El pasado 20 de mayo, mientras en su colegio se celebraba el Día de la Familia, una niña de apenas 13 años cayó desde el décimo piso de un edificio residencial. No voy a escribir su nombre, no por censura, sino por respeto. Porque su historia ya ha sido reducida a un titular y merece algo más: una reflexión urgente, colectiva y comprometida.
Esta niña no era invisible. Su historia estaba escrita en los registros de orientación del colegio, en los boletines de su anterior institución, en sus silencios y en las pequeñas señales que dejó. Tenía heridas emocionales, había mostrado signos de ansiedad, había hablado, había pedido ayuda. Pero esa ayuda no llegó con la fuerza, la continuidad ni la humanidad necesarias. No basta con activar rutas si esas rutas son callejones sin salida.
En Colombia, todos los días hay estudiantes que ríen mientras por dentro se desmoronan. Niños que cargan violencias, duelos, vacíos afectivos y estructuras familiares rotas. Y me sigo preguntando qué sentido tiene un ordenamiento jurídico que consagra derechos si esos derechos no se garantizan de forma real.
No estamos frente a un caso de “problemas emocionales” como si fueran caprichos pasajeros. Estamos ante una crisis de salud mental infantil que no se está tomando en serio. A esta niña, como a muchas otras y otros, se le remitió a salud mental. Pero el sistema -sí, ese que entrega citas para dentro de tres meses- dejó en pausa una vida que ya no podía esperar.

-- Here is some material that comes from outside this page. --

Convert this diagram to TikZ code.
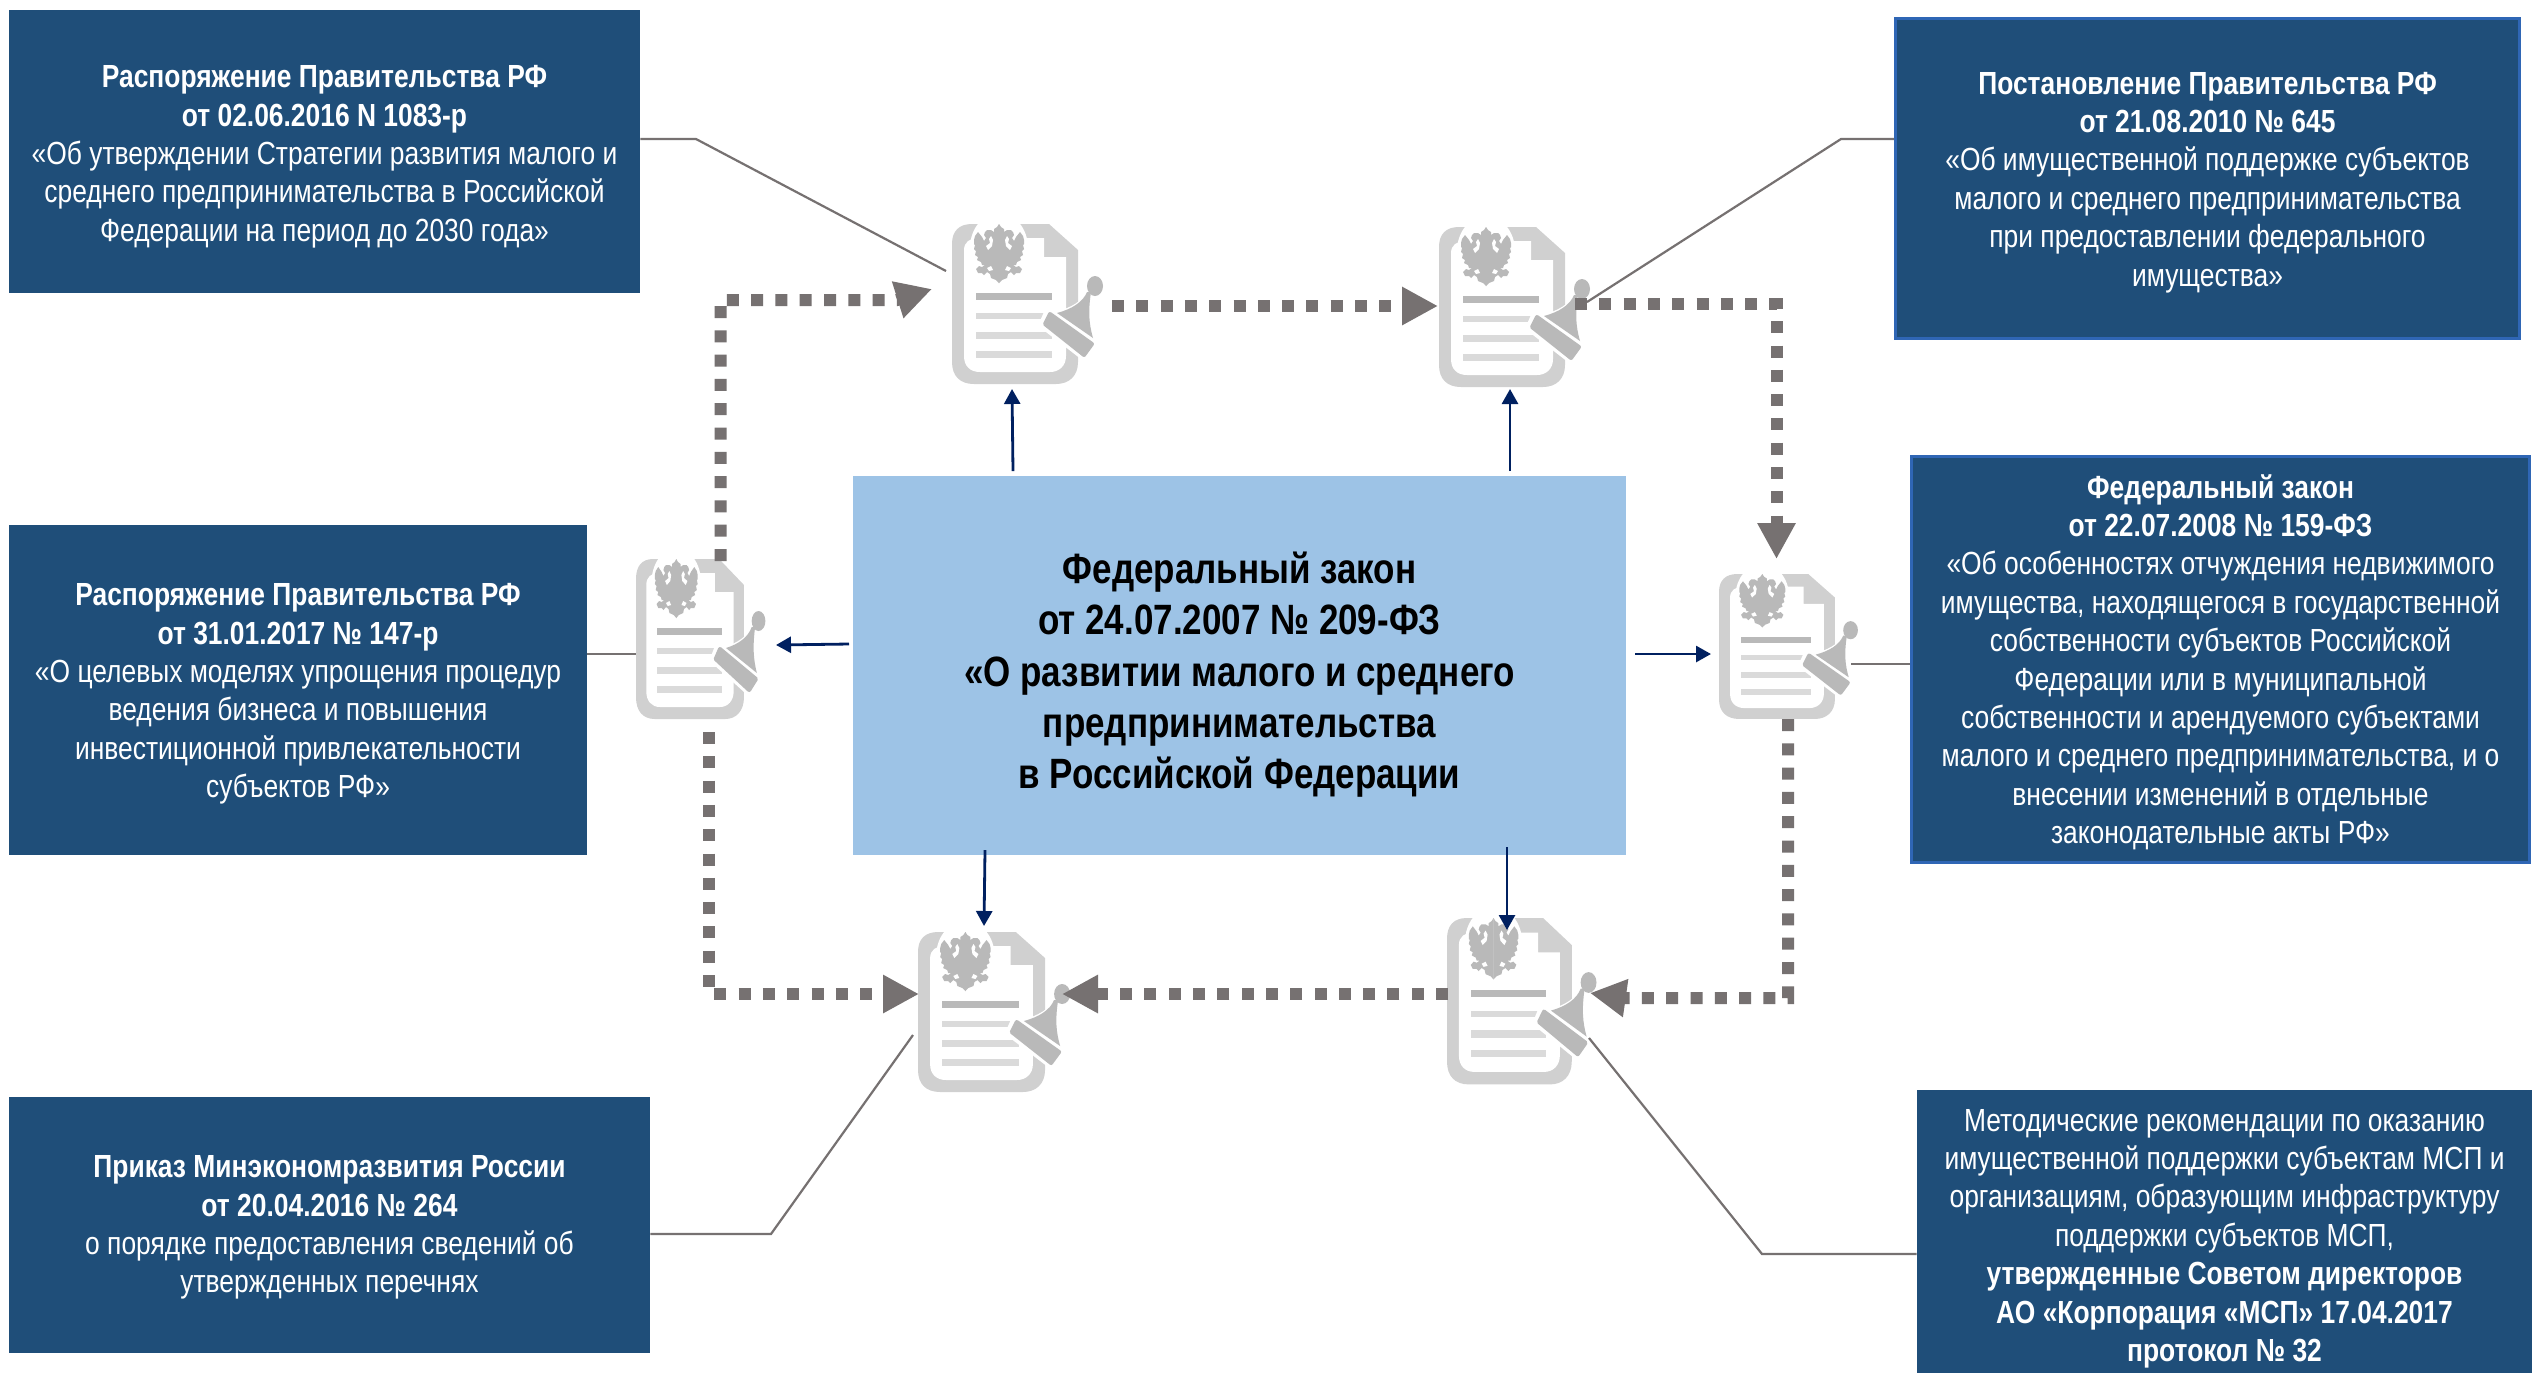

Podemos culpar a los colegios, a las familias, a las EPS, al Estado. Pero nada cambiará si no entendemos que aquí todos somos responsables. No para señalar con el dedo, sino para actuar con propósito. Los docentes no somos psicólogos, pero sí somos la primera línea. Escuchamos, intuimos, abrazamos con palabras. Pero solos no podemos. Necesitamos redes de apoyo reales, activas, sensibles y sostenidas.
Y también necesitamos dejar de romantizar el dolor. Frases como “los niños son resilientes” o “todo pasa” han sido excusas para no actuar con contundencia. La infancia necesita tiempo, presencia, escucha activa y, sobre todo, amor sostenido. Un colegio no puede reemplazar una familia. Un taller emocional no puede reemplazar un tratamiento profesional. Un abrazo de la profesora o profesor no puede curar lo que un sistema entero no quiso atender.
La caída de esta niña no solo es literal: representa el abismo entre nuestras leyes y nuestras acciones, entre lo que declaramos y lo que hacemos. ¿Cuántos más deben caer para que tomemos en serio la salud mental de nuestros niños?
Que esta historia no se repita. Que nos duela lo suficiente como para cambiar. Que dejemos de mirar hacia otro lado. Porque si algo nos enseña esta tragedia es que, a veces, lo que llamamos caída es en realidad el reflejo de todo lo que ya habíamos dejado caer mucho antes: el cuidado, el afecto, la escucha, el compromiso.